Health benefits aside most folks drink coffee because they like the aroma and taste as well the wake up effect. There is a degree of sadness to distilling the benefits of coffee into a pill to be taken once, twice, or three times a day. After all one can buy caffeine pills to stay awake. Truckers and college students have been doing this for years. Our vote is obviously for the hot cup of freshly roasted organic coffee or even the lukewarm coffee in a thermos over popping a pill. There are a lot of folks selling organic green coffee extract. If you do go this route, look to see if they are certified. It is easy to claim to be organic but they need to have the USDA seal to show that their product is organic from start to finish!

Trusting in the researchers we published these articles. OOPS!

Bogus Green Coffee Extract Claim

The Federal Trade Commission has levied a fine of $3.5 million on Applied Food Sciences, the company that sponsored the study claiming that green coffee extract resulted in weight loss. Here is a quote from the FTC.

…the study’s lead investigator repeatedly altered the weights and other key measurements of the subjects, changed the length of the trial, and misstated which subjects were taking the placebo or GCA during the trial.
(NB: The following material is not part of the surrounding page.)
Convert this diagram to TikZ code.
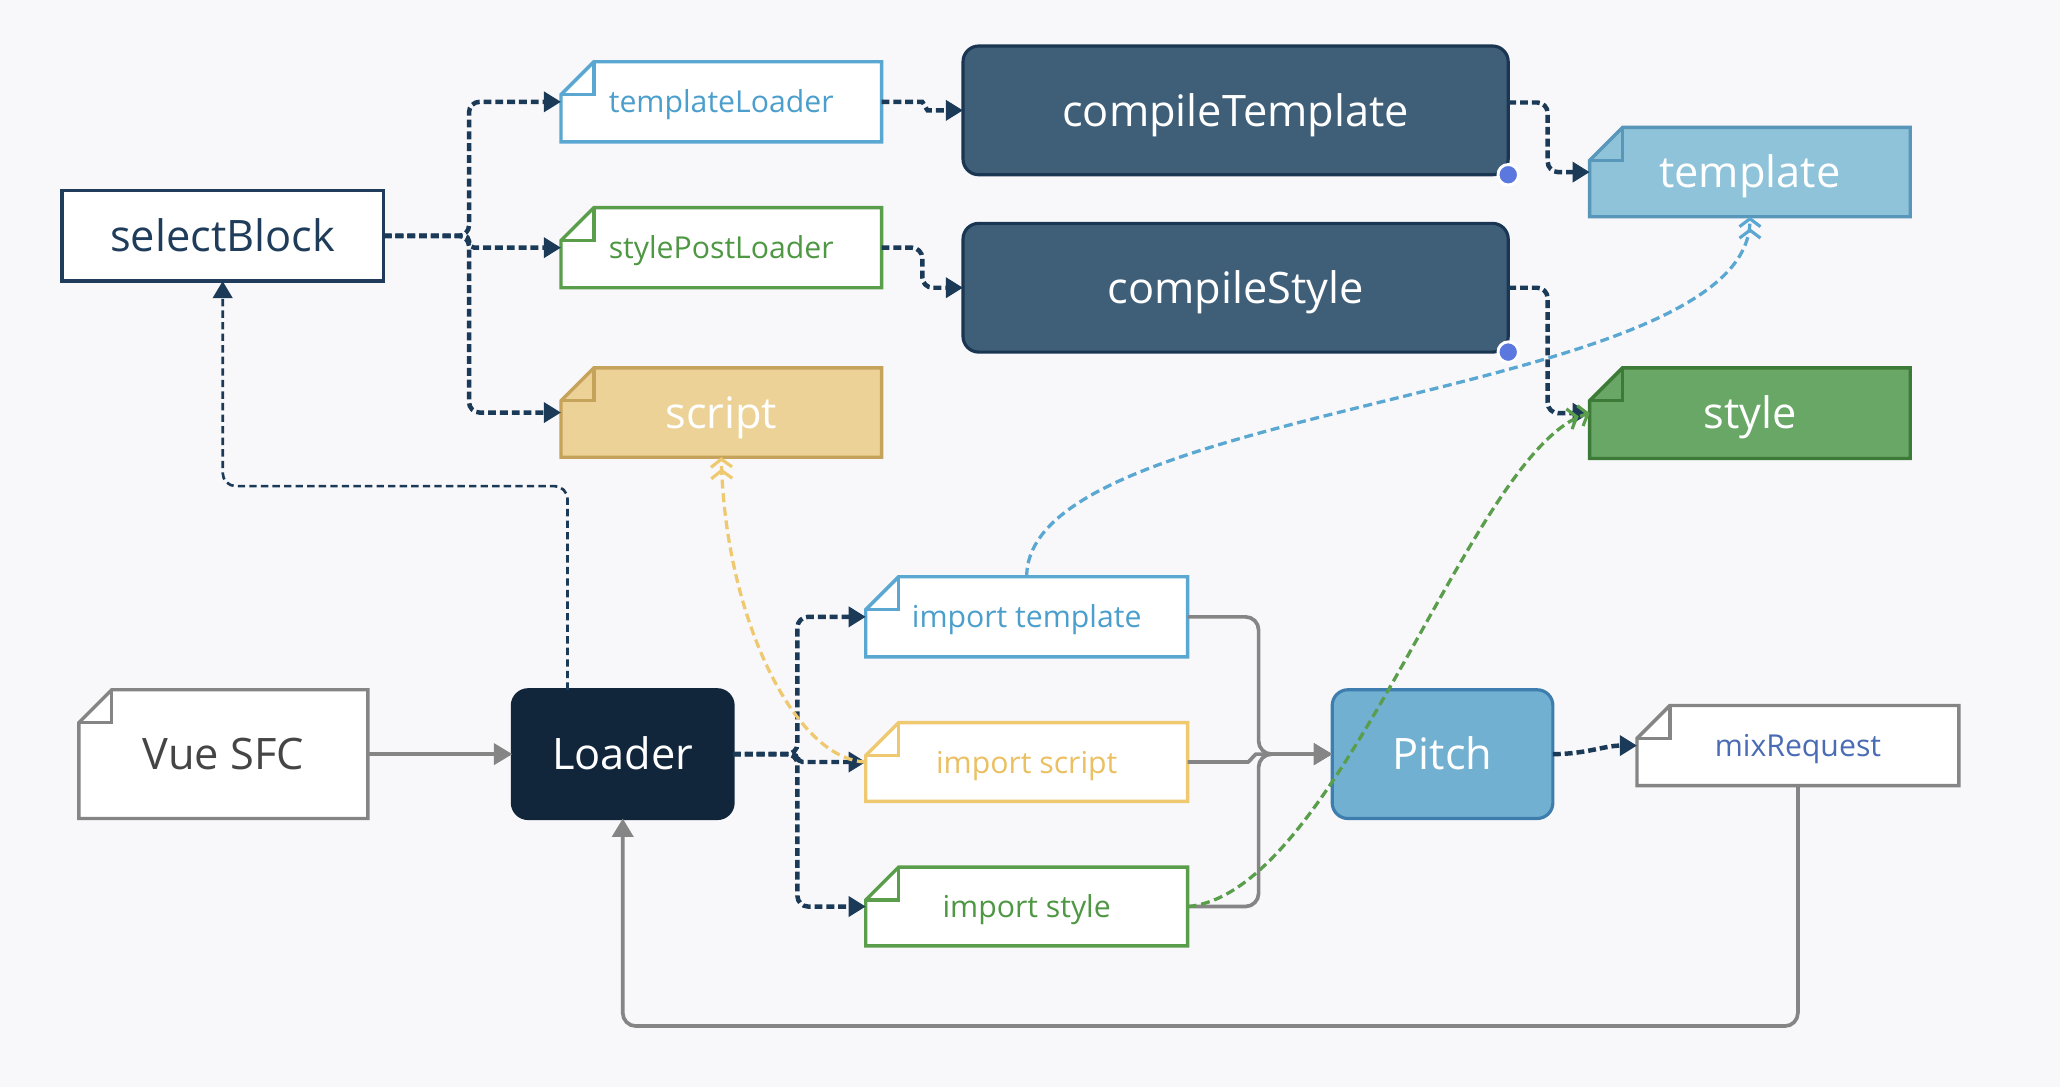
\documentclass[tikz,border=0pt]{standalone}
\usepackage{fontspec}
\setmainfont{Open Sans}
\usetikzlibrary{arrows.meta,calc}
\pgfdeclarelayer{back}
\pgfdeclarelayer{notes}
\pgfsetlayers{back,notes,main}

\definecolor{bg}{HTML}{F8F8FB}
\definecolor{navy}{HTML}{1B3A57}
\definecolor{sbnavy}{HTML}{1F3D5B}
\definecolor{compfill}{HTML}{3F5F78}
\definecolor{compdraw}{HTML}{1B3652}
\definecolor{loaderfill}{HTML}{12263B}
\definecolor{tblue}{HTML}{5AA7D2}
\definecolor{tbluetext}{HTML}{4C9FCC}
\definecolor{sgreen}{HTML}{5A9E4C}
\definecolor{sgreentext}{HTML}{4E9743}
\definecolor{scriptfill}{HTML}{ECD296}
\definecolor{scriptdraw}{HTML}{C6A35B}
\definecolor{tplfill}{HTML}{8FC3DA}
\definecolor{tpldraw}{HTML}{5897BA}
\definecolor{stfill}{HTML}{68A766}
\definecolor{stdraw}{HTML}{3D7A37}
\definecolor{gbord}{HTML}{858585}
\definecolor{vuetext}{HTML}{454545}
\definecolor{ylw}{HTML}{EFC96F}
\definecolor{ylwtext}{HTML}{EBC062}
\definecolor{pitchfill}{HTML}{72B0D2}
\definecolor{pitchdraw}{HTML}{3E7EAE}
\definecolor{mrtext}{HTML}{4A6CB5}
\definecolor{gline}{HTML}{858585}
\definecolor{dotblue}{HTML}{5B78DE}

\tikzset{
  base/.style={inner sep=0pt, outer sep=0pt, align=center},
  big/.style={base, font=\fontsize{16.5}{20}\selectfont, text height=12pt, text depth=0pt},
  small/.style={base, font=\fontsize{11.5}{14}\selectfont, text height=8.4pt, text depth=0pt},
  roundbox/.style={big, rounded corners=6pt, line width=1.2pt, text=white},
  flow/.style={draw=navy, line width=1.7pt, dash pattern=on 3pt off 1.5pt,
    rounded corners=4pt, -{Triangle[length=6.5pt,width=7.5pt]}},
  thinflow/.style={draw=navy, line width=1pt, dash pattern=on 2.8pt off 1.6pt,
    rounded corners=5pt, -{Triangle[length=6.5pt,width=7.5pt]}},
  grayflow/.style={draw=gline, line width=1.4pt, rounded corners=5pt,
    -{Triangle[length=7pt,width=8pt]}},
  dep/.style={line width=1.25pt, dash pattern=on 3.4pt off 1.8pt,
    -{Straight Barb[length=3pt,width=8pt,line width=1.2pt] Straight Barb[length=3pt,width=8pt,line width=1.2pt]}},
}

% name, cx, cy, w, h, fill, draw, node options, text
\newcommand\mknote[9]{%
  \node[#8, minimum width=#4*0.5pt, minimum height=#5*0.5pt] (#1) at (#2,#3) {#9};
  \begin{pgfonlayer}{notes}
    \draw[line width=1.3pt, line join=miter, fill=#6, draw=#7]
      ($(#1.north west)+(25,0)$) -- (#1.north east) -- (#1.south east)
      -- (#1.south west) -- ($(#1.north west)+(0,25)$) -- cycle;
    \draw[line width=1.3pt, draw=#7]
      ($(#1.north west)+(25,0)$) -- ++(0,25) -- ++(-25,0);
  \end{pgfonlayer}}

\begin{document}
\begin{tikzpicture}[x=0.5pt, y={(0pt,-0.5pt)}]
\begin{pgfonlayer}{back}
  \fill[bg] (0,0) rectangle (1568,827);
\end{pgfonlayer}
\useasboundingbox (0,0) rectangle (1568,827);

% nodes
\mknote{tl}{549}{77.5}{244}{61}{white}{tblue}{small, text=tbluetext}{templateLoader}
\mknote{spl}{549}{188.5}{244}{61}{white}{sgreen}{small, text=sgreentext}{stylePostLoader}
\mknote{scr}{549}{314}{244}{68}{scriptfill}{scriptdraw}{big, text=white}{script}
\node[big, draw=sbnavy, fill=white, line width=1.4pt, minimum width=122.5pt,
  minimum height=34.5pt, text=sbnavy] (sb) at (169.5,179.5) {selectBlock};
\node[roundbox, fill=compfill, draw=compdraw, minimum width=207.5pt,
  minimum height=49pt] (ct) at (940.5,84) {compileTemplate};
\node[roundbox, fill=compfill, draw=compdraw, minimum width=207.5pt,
  minimum height=49pt] (cs) at (940.5,219) {compileStyle};
\mknote{tp}{1332}{131}{244}{68}{tplfill}{tpldraw}{big, text=white}{template}
\mknote{st}{1332}{314.5}{244}{69}{stfill}{stdraw}{big, text=white}{style}
\mknote{vue}{170}{574}{220}{98}{white}{gbord}{big, text=vuetext}{Vue SFC}
\node[roundbox, fill=loaderfill, draw=loaderfill, minimum width=84pt,
  minimum height=49pt] (ld) at (474,574) {Loader};
\mknote{itp}{781.5}{469.5}{245}{61}{white}{tblue}{small, text=tbluetext}{import template}
\mknote{isc}{781.5}{580}{245}{60}{white}{ylw}{small, text=ylwtext}{import script}
\mknote{ist}{781.5}{690}{245}{60}{white}{sgreen}{small, text=sgreentext}{import style}
\node[roundbox, fill=pitchfill, draw=pitchdraw, minimum width=84pt,
  minimum height=49pt] (pt) at (1098,574) {Pitch};
\mknote{mr}{1368.5}{567.5}{245}{61}{white}{gbord}{small, text=mrtext}{mixRequest}

% navy dashed flows
\draw[flow] (sb.east) -- (357,179.5) |- (tl.west);
\draw[flow, rounded corners=2pt] (sb.east) -- (357,179.5) |- (spl.west);
\draw[flow] (sb.east) -- (357,179.5) |- (scr.west);
\draw[flow] (tl.east) -- (694,77.5) to[out=0,in=180] (714,84) -- (ct.west);
\draw[flow] (spl.east) -- (702,188.5) |- (cs.west);
\draw[flow] ([yshift=3pt]ct.east) -- (1178,78) |- (tp.west);
\draw[flow] (cs.east) -- (1178,219) |- (st.west);
\draw[thinflow] ([xshift=-21pt]ld.north) -- ++(0,-155) -| (sb.south);
\draw[flow] (ld.east) -- (607,574) |- (itp.west);
\draw[flow, rounded corners=2pt] (ld.east) -- (607,574) |- (isc.west);
\draw[flow] (ld.east) -- (607,574) |- (ist.west);
\draw[flow] (pt.east) to[out=0,in=180] (mr.west);

% gray flows
\draw[grayflow] (vue.east) -- (ld.west);
\draw[grayflow] (itp.east) -- (958,469.5) |- (pt.west);
\draw[grayflow] (isc.east) -- (940,580) to[out=0,in=180] (966,574) -- (pt.west);
\draw[grayflow] (ist.east) -- (958,690) |- (pt.west);
\draw[grayflow] (mr.south) |- (900,781) -| (ld.south);

% dependency curves
\draw[dep, draw=tblue] (itp.north) .. controls (781,305) and (1332,305) .. (tp.south);
\draw[dep, draw=ylw] (isc.west) .. controls (605,578) and (552,470) .. (scr.south);
\draw[dep, draw=sgreen] (ist.east) .. controls (1020,680) and (1120,340) .. (st.west);

% handles
\filldraw[fill=dotblue, draw=white, line width=1.1pt] (ct.south east) circle (3.9pt);
\filldraw[fill=dotblue, draw=white, line width=1.1pt] (cs.south east) circle (3.9pt);
\end{tikzpicture}
\end{document}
When the lead investigator was unable to get the study published, the FTC says that AFS hired researchers Joe Vinson and Bryan Burnham at the University of Scranton to rewrite it. Despite receiving conflicting data, Vinson, Burnham, and AFS never verified the authenticity of the information used in the study, according to the complaint.

Despite the study’s flaws, AFS used it to falsely claim that GCA caused consumers to lose 17.7 pounds, 10.5 percent of body weight, and 16 percent of body fat with or without diet and exercise, in 22 weeks, the complaint alleges.

The point of all this is that researchers in India fudged the results of their study and no one followed up. This was a bogus green coffee extract claim and should be ignored. If you purchased any green coffee extract for the purpose of losing weight you may want to ask for, or demand, your money back.